Tutto inizia una mattina presto quando, appesantito dai brutti sogni, l’autore esce di casa e sale le scale che lo portano sul tetto, da cui ammira l’Adriatico su tre lati. Il sole sorge e Rumiz immagina di essere il capitano di un veliero in mare aperto. Sono queste le premesse di un’esperienza nuova, in cui prevalgono le dimensioni onirica e immaginifica, che permettono allo scrittore di fuggire verticalmente da una limitazione di spazio in senso orizzontale.

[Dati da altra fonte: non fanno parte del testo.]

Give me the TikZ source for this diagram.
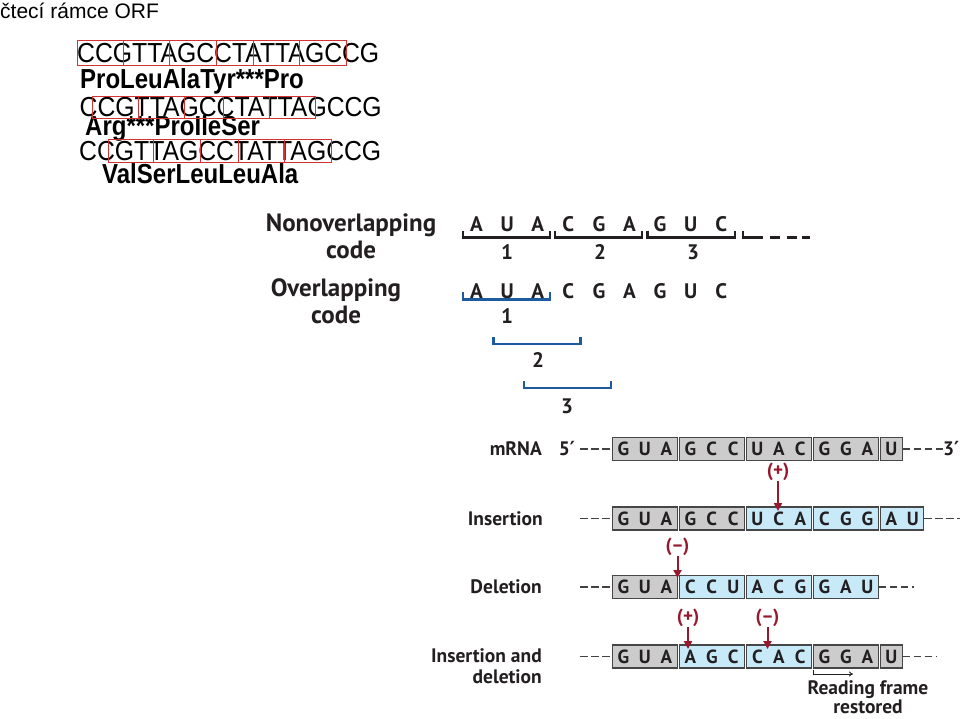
\documentclass[tikz,border=0pt]{standalone}
\usepackage{fontspec}
\setmainfont{Liberation Sans}
\newfontfamily\figfont{PT Sans}
\newfontfamily\primefont{DejaVu Sans}
\usetikzlibrary{arrows.meta}
\definecolor{orfred}{RGB}{210,50,50}
\definecolor{ink}{RGB}{35,31,32}
\definecolor{brk}{RGB}{30,90,160}
\definecolor{mutred}{RGB}{150,25,45}
\definecolor{boxgray}{RGB}{204,204,204}
\definecolor{boxblue}{RGB}{200,233,248}
\definecolor{boxedge}{RGB}{70,70,70}
\newcommand\nuc[1]{\makebox[21.5pt]{#1}}
\newcommand\sqz[1]{\scalebox{0.9}[1]{#1}}
\newcommand\sqzb[1]{\scalebox{0.873}[1]{#1}}
\newcommand\prm{{\primefont\bfseries ′}}
\begin{document}
\begin{tikzpicture}[x=1pt,y=-1pt,
  seq/.style={anchor=base west,inner sep=0pt,font=\fontsize{27.5}{30}\selectfont},
  aa/.style={anchor=base west,inner sep=0pt,font=\fontsize{27.5}{30}\selectfont\bfseries},
  orf/.style={draw=orfred,line width=0.9pt},
  lab/.style={inner sep=0pt,anchor=base,text=ink,font=\figfont\bfseries\fontsize{25}{28}\selectfont},
  basel/.style={inner sep=0pt,anchor=base,text=ink,font=\figfont\bfseries\fontsize{21}{24}\selectfont},
  small/.style={inner sep=0pt,text=ink,font=\figfont\bfseries\fontsize{19.5}{22}\selectfont},
  blkbr/.style={draw=ink,line width=2.6pt},
  blubr/.style={draw=brk,line width=2.6pt},
  gbox/.style={draw=boxedge,fill=boxgray,line width=1.1pt,inner sep=0pt,minimum height=23pt,anchor=west,text=ink,font=\figfont\bfseries\fontsize{19}{21}\selectfont},
  bbox/.style={gbox,fill=boxblue},
  dashln/.style={draw=ink!85,line width=1.8pt,dash pattern=on 7.5pt off 3.5pt},
  mut/.style={inner sep=0pt,text=mutred,font=\figfont\bfseries\fontsize{19}{21}\selectfont},
  mutarr/.style={draw=mutred,line width=2pt,-{Triangle[length=8pt,width=8pt]}},
  rfarr/.style={draw=ink,line width=0.9pt,-{To[length=4pt,width=5pt]}}
]
\useasboundingbox (0,0) rectangle (960,718);

% ---------- ORF part ----------
\node[anchor=base west,inner sep=0pt,font=\fontsize{21}{24}\selectfont] (title) at (0,18.5) {čtecí rámce ORF};

\node[seq] (r1) at (77,62.5) {\sqz{CCGTTAGCCTATTAGCCG}};
\node[aa] (p1) at (80,88) {\sqzb{ProLeuAlaTyr***Pro}};
\node[seq] (r2) at (79.5,116) {\sqz{CCGTTAGCCTATTAGCCG}};
\node[aa] (p2) at (85,135) {\sqzb{Arg***ProIleSer}};
\node[seq] (r3) at (79,160) {\sqz{CCGTTAGCCTATTAGCCG}};
\node[aa] (p3) at (102,183) {\sqzb{ValSerLeuLeuAla}};

\foreach \a/\b in {77/123,123/169,169/216,216/253,253/299,299/346}
  \draw[orf] (\a,40.5) rectangle (\b,65);
\foreach \a/\b in {92.7/138.3,138.3/184.3,184.3/223.3,223.3/269,269/315.7}
  \draw[orf] (\a,96.7) rectangle (\b,118);
\foreach \a/\b in {108.3/153.3,153.3/200,200/238.3,238.3/284.5,284.5/331}
  \draw[orf] (\a,139) rectangle (\b,162);

% ---------- coding schemes ----------
\node[lab] (nonov) at (351,231) {Nonoverlapping};
\node[lab] (codeA) at (351,258) {code};
\node[lab] (ovl) at (336,296) {Overlapping};
\node[lab] (codeB) at (336,323) {code};

\foreach \l [count=\i from 0] in {A,U,A,C,G,A,G,U,C}
  \node[basel] (na\i) at (476.5+30.6*\i,231.5) {\l};
\foreach \l [count=\i from 0] in {A,U,A,C,G,A,G,U,C}
  \node[basel] (nb\i) at (476.5+30.6*\i,298) {\l};

% black brackets
\foreach \a/\b in {463/550,555/642,647.5/735}
  \draw[blkbr] (\a,230.5) -- (\a,237.7) -- (\b,237.7) -- (\b,230.5);
\draw[blkbr] (743,230.5) -- (743,237.7) -- (763,237.7);
\foreach \a/\b in {770/780,787/797,802/810}
  \draw[blkbr] (\a,237.7) -- (\b,237.7);
\node[basel] (k1) at (507,259) {1};
\node[basel] (k2) at (600,259) {2};
\node[basel] (k3) at (693,259) {3};

% blue brackets
\draw[blubr] (463,292) -- (463,299.3) -- (550,299.3) -- (550,292);
\draw[blubr] (493.5,337) -- (493.5,344) -- (580.5,344) -- (580.5,337);
\draw[blubr] (524,381) -- (524,388) -- (611,388) -- (611,381);
\node[basel] (o1) at (507,323) {1};
\node[basel] (o2) at (538,367.5) {2};
\node[basel] (o3) at (567,413.5) {3};

% ---------- mutations ----------
% mRNA
\node[small,anchor=base east] (lm) at (542,455.5) {mRNA};
\node[small,anchor=base] (five) at (567,455.5) {5\prm};
\node[gbox] (m1) at (612,449) {\nuc G\nuc U\nuc A};
\node[gbox] (m2) at (679,449) {\nuc G\nuc C\nuc C};
\node[gbox] (m3) at (746,449) {\nuc U\nuc A\nuc C};
\node[gbox] (m4) at (813,449) {\nuc G\nuc G\nuc A};
\node[gbox] (m5) at (880,449) {\nuc U};
\coordinate (ms) at (580,449);
\coordinate (me) at (943,449);
\draw[dashln] (ms) -- (m1.west);
\draw[dashln] (m5.east) -- (me);
\node[small,anchor=base east] (three) at (959.5,455.5) {3\prm};

% Insertion
\node[small,anchor=base east] (li) at (543,525) {Insertion};
\node[gbox] (i1) at (612,518.5) {\nuc G\nuc U\nuc A};
\node[gbox] (i2) at (679,518.5) {\nuc G\nuc C\nuc C};
\node[bbox] (i3) at (746,518.5) {\nuc U\nuc C\nuc A};
\node[bbox] (i4) at (813,518.5) {\nuc C\nuc G\nuc G};
\node[bbox] (i5) at (880,518.5) {\nuc A\nuc U};
\coordinate (is) at (580,518.5);
\coordinate (ie) at (960,518.5);
\draw[dashln] (is) -- (i1.west);
\draw[dashln] (i5.east) -- (ie);
\node[mut] (pI) at (778,472) {(+)};
\coordinate (tI) at (778,511);
\draw[mutarr] (pI.south) -- (tI);

% Deletion
\node[small,anchor=base east] (ld) at (542,593.5) {Deletion};
\node[gbox] (d1) at (612,587) {\nuc G\nuc U\nuc A};
\node[bbox] (d2) at (679,587) {\nuc C\nuc C\nuc U};
\node[bbox] (d3) at (746,587) {\nuc A\nuc C\nuc G};
\node[bbox] (d4) at (813,587) {\nuc G\nuc A\nuc U};
\coordinate (ds) at (580,587);
\coordinate (de) at (914,587);
\draw[dashln] (ds) -- (d1.west);
\draw[dashln] (d4.east) -- (de);
\node[mut] (mD) at (677.5,547) {(–)};
\coordinate (tD) at (677.5,578);
\draw[mutarr] (mD.south) -- (tD);

% Insertion and deletion
\node[small,anchor=base east] (lid1) at (542,662.5) {Insertion and};
\node[small,anchor=base east] (lid2) at (542,683) {deletion};
\node[gbox] (e1) at (612,656.5) {\nuc G\nuc U\nuc A};
\node[bbox] (e2) at (679,656.5) {\nuc A\nuc G\nuc C};
\node[bbox] (e3) at (746,656.5) {\nuc C\nuc A\nuc C};
\node[gbox] (e4) at (813,656.5) {\nuc G\nuc G\nuc A};
\node[gbox] (e5) at (880,656.5) {\nuc U};
\coordinate (es) at (580,656.5);
\coordinate (ee) at (937,656.5);
\draw[dashln] (es) -- (e1.west);
\draw[dashln] (e5.east) -- (ee);
\node[mut] (pE) at (688,618) {(+)};
\coordinate (tE1) at (688,649);
\draw[mutarr] (pE.south) -- (tE1);
\node[mut] (mE) at (767.5,618) {(–)};
\coordinate (tE2) at (767.5,649);
\draw[mutarr] (mE.south) -- (tE2);

% reading frame restored
\coordinate (rf0) at (813,669.5);
\coordinate (rf1) at (813,674);
\coordinate (rf2) at (853,674);
\draw[rfarr] (rf0) -- (rf1) -- (rf2);
\node[small,anchor=base] (rf) at (868,694) {Reading frame};
\node[small,anchor=base] (rs) at (868,713.5) {restored};
\end{tikzpicture}
\end{document}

La pandemia diventa occasione per “un viaggio nel tempo perduto, una formidabile riflessione, un utilissimo avvertimento agli uomini perché cambino rotta”. Rumiz dichiara di essersi sentito ancora più vicino alla Divina Commedia, ai tre regni dell’oltretomba, che altro non sono che proiezioni della psicologia umana nei diversi momenti della vita. Lo scrittore interpreta il Paradiso come”riconquista della semplicità di se stessi”. La quarantena diventa il pretesto per un riavvicinamento dell’essere umano alla sua dimensione intima, grazie a rituali primordiali, come la panificazione, che Rumiz non banalizza, ma anzi esalta in quanto strumento di riscoperta della propria identità.
La speranza dello scrittore è che l’epidemia non sia solo sofferenza, ma anche un momento di autoanalisi. Si augura che non porti a un atteggiamento di chiusura verso il prossimo, quanto piuttosto a una riflessione su come migliorare le relazione tra esseri umani.